Adriá enumero uno a uno tutti i cambiamenti che hanno rivoluzionato il settore negli ultimi decenni: «La preoccupazione per la salute e l’alimentazione; la rivoluzione informatica e la globalizzazione della passione per la culinaria, con programmi come Master Chef; il cambio del concetto di gourmet, prima riservato a una élite, oggi democratizzato e accessibile per milioni di persone; l’arrivo nell’olimpo dell’alta cucina delle donne chef e l’informalità che si è stabilità anche nei ristoranti a 3 stelle Michelin». Lo chef che ha portato la cucina d’avanguardia spagnola nel mondo ha smesso il cappello bianco e indossato gli abiti del professore al Basque Culinary Center, la prima Università di gastronomia nei Paesi Baschi. Presenta esposizioni e tiene conferenze in tutto il mondo. Ma a riaprire il ristorante non ci pensa nemmeno: «Ne ho avuto abbastanza, quella è una storia chiusa», confessa.

Dalla trasmissione della conoscenza alle future generazioni al ritorno alle origini: Daniel Humm ricorda perfettamente quando decise di diventare cuoco: «Avevo 10 anni e mio padre mi portò a mangiare al ristorante di Fredy Girardet, uno dei migliori del mondo. Eravamo ad un tavolo in cucina e potevo sentire l’energia dello chef; mi trasmise la passione per questa professione». Del sua Eleven Madison Park, che in soli 7 anni ha ottenuto la palma di n. 1 al mondo, - e che si prepara a bissare a Los Angeles - parla sempre al plurale, «perché il nostro è un lavoro di equipe», assicura. E difatti è affiancato da Will Guidara, suo socio in ‘Make it Nice’. «È la nostra essenza e non può essere dimenticata col successo.
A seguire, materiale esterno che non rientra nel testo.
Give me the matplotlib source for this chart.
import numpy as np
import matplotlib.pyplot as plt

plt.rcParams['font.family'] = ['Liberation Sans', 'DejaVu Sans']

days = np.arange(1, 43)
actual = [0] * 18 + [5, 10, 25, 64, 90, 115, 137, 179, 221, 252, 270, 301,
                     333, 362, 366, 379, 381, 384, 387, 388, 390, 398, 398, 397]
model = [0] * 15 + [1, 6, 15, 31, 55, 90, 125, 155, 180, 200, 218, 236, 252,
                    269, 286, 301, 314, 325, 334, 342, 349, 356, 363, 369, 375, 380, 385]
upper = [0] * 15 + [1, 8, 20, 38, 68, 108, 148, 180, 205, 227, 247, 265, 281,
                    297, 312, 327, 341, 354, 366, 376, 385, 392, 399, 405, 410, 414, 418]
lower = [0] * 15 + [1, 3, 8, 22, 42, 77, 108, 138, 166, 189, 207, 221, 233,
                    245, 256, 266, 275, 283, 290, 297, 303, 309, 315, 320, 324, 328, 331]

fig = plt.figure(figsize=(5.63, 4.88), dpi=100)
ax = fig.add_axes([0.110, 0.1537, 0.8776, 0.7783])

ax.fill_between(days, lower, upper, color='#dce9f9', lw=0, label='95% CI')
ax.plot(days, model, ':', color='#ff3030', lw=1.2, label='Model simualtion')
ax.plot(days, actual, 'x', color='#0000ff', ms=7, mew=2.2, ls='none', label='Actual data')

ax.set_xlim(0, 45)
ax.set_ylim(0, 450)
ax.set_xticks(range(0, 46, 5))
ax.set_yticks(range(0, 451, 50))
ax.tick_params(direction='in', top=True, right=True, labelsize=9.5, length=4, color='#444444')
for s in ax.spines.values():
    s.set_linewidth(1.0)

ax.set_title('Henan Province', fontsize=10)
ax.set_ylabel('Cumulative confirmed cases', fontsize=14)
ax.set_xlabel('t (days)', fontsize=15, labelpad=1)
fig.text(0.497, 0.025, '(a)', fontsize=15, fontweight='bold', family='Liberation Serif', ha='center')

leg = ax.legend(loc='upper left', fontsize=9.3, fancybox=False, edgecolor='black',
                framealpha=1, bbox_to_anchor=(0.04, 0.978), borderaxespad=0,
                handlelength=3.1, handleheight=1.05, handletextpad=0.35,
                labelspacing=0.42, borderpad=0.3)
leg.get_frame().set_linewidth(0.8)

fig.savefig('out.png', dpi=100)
Noi vogliamo che i commensali sperimentino con noi i loro gusti e si sentano trattati bene, con grande cortesia». Ritornare alle radici della cultura della ristorazione è la sfida che Humm rinnova per il futuro: «La ragione del nostro successo è la buona gastronomia: un piatto deve essere delizioso e deve essere accompagnato da una grande cortesia nel servizio», conclude..
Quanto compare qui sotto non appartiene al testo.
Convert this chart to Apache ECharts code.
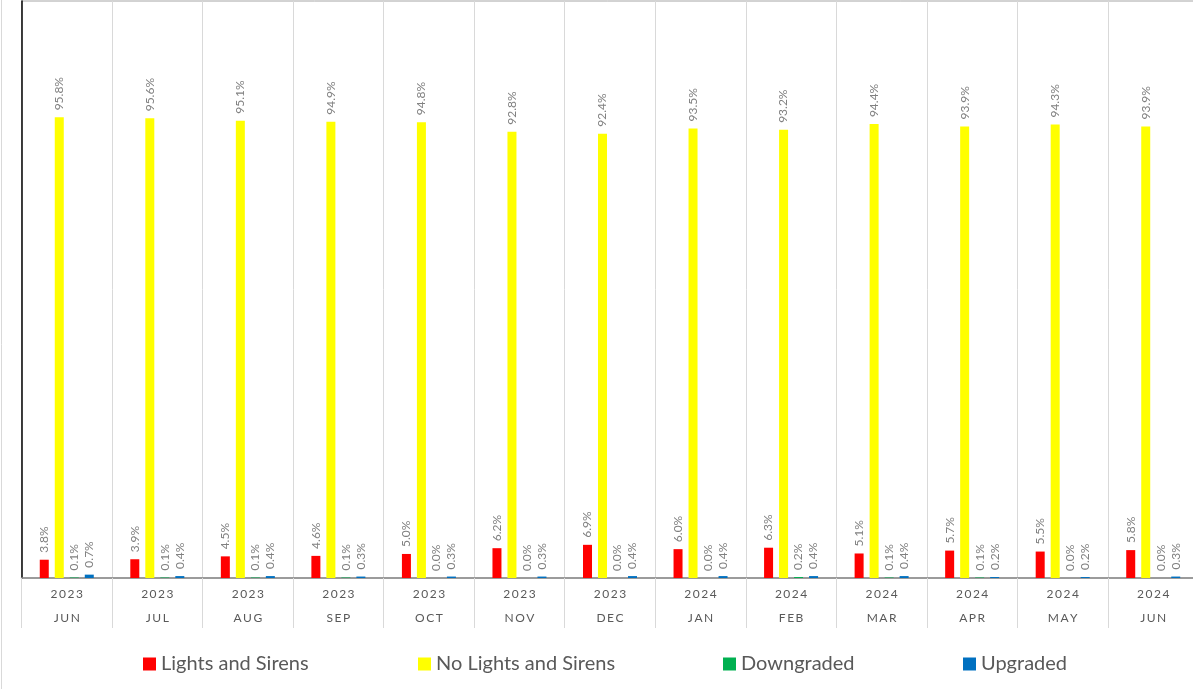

Per Juan Roca, dei tre fratelli artefici de El Celler de Can Roca, che ha vinto il Best Restaurant dal 2013 al 2015, la famiglia resta il fulcro del progetto gastronomico futuro: «Siamo riusciti a realizzare un’aspirazione che è fare felice la gente con quello che ci rende felici». Negli ultimi 3 anni, hanno viaggiato - e cucinato - in 18 paesi diversi, portandosi dietro «sempre qualcosa sulla pelle, influenze, tecniche, prodotti straordinari».
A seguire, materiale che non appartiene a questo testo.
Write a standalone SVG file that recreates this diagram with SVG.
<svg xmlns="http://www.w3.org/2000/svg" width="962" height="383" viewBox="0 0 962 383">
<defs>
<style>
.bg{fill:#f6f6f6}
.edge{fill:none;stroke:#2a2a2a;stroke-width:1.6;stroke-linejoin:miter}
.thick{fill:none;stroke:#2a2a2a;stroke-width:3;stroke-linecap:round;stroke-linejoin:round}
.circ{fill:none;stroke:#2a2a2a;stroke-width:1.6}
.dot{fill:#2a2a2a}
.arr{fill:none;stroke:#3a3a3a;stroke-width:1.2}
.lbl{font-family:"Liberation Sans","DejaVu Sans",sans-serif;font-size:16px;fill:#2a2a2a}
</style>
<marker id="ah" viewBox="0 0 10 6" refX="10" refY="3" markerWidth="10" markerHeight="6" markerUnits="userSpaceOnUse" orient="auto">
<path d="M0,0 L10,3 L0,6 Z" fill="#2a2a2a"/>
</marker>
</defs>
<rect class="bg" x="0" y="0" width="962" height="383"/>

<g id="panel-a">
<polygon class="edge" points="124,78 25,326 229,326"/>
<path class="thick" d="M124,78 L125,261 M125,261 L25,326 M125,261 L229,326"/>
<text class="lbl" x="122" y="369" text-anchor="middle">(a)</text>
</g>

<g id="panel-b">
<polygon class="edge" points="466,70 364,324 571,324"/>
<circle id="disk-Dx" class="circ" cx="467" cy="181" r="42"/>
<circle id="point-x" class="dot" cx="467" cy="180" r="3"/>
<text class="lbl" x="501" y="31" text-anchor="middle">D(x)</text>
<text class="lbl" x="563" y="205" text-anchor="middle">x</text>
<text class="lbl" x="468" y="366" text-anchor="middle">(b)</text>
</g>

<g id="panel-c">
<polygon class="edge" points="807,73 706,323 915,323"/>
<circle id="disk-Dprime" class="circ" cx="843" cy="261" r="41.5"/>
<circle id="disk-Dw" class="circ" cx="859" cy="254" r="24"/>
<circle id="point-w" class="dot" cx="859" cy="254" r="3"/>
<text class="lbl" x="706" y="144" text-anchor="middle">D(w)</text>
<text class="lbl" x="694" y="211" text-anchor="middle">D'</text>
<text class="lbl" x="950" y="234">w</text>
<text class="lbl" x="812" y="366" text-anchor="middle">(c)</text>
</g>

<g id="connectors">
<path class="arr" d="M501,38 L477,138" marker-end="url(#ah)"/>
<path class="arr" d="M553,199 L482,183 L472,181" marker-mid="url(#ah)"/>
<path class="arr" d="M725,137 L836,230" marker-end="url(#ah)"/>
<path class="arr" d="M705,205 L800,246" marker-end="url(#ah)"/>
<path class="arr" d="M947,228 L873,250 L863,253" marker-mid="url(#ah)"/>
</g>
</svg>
Tanti i progetti in corso, come un corso di ricerca gastronomica on-line aperto a 30mila studenti, l’apertura di una fabbrica di cioccolato peruviano a Gerona o la creazione di un centro enogastronomico e per lo sviluppo sostenibile in Africa. Ma, soprattutto, un’attitudine etica: «Abbiamo creato due team al Can Roca, con due responsabili di cucina, che si alternano la mattina e la sera. Vogliamo dare ai giovani che lavorano con noi l’opportunità di poter compaginare lavoro e vita privata e non essere costretti a faticare sedici ore di seguito, come è toccato a noi. Perché la cucina è fatta di emozione e lo stato d’animo sui sentimenti». Un esempio? «Stiamo lavorando per mettere in rapporto con un dolce l’esperienza di gioia di un gol di Leo Messi; o anche come trasferire a una pietanza l’aroma di terra bagnata in genere associato con la nostalgia…».

Nella nuova frontiera alimentare, non solo come migliorare il rapporto col cibo delle persone che soffrono. Ma, soprattutto, per René Redzepi, patron del Norma, una relazione stretta, diretta ed etica con la natura, per la quale ha rotto anche l’ultimo tabù, quello di cucinare insetti.
Il figlio di una famiglia macedone emigrata in Danimarca sta promuovendo in vari Paesi progetti come ‘Wild Mad’, «per insegnare ai bambini a diventare esploratori, identificare le specie di piante, conosciute e non , raccoglierle, cucinarle, condividere gli alimenti. E’ questo il futuro– assicura Redzepi – Creare un sistema di valori che vincolino alla natura i bambini che, una volta adulti, la proteggeranno».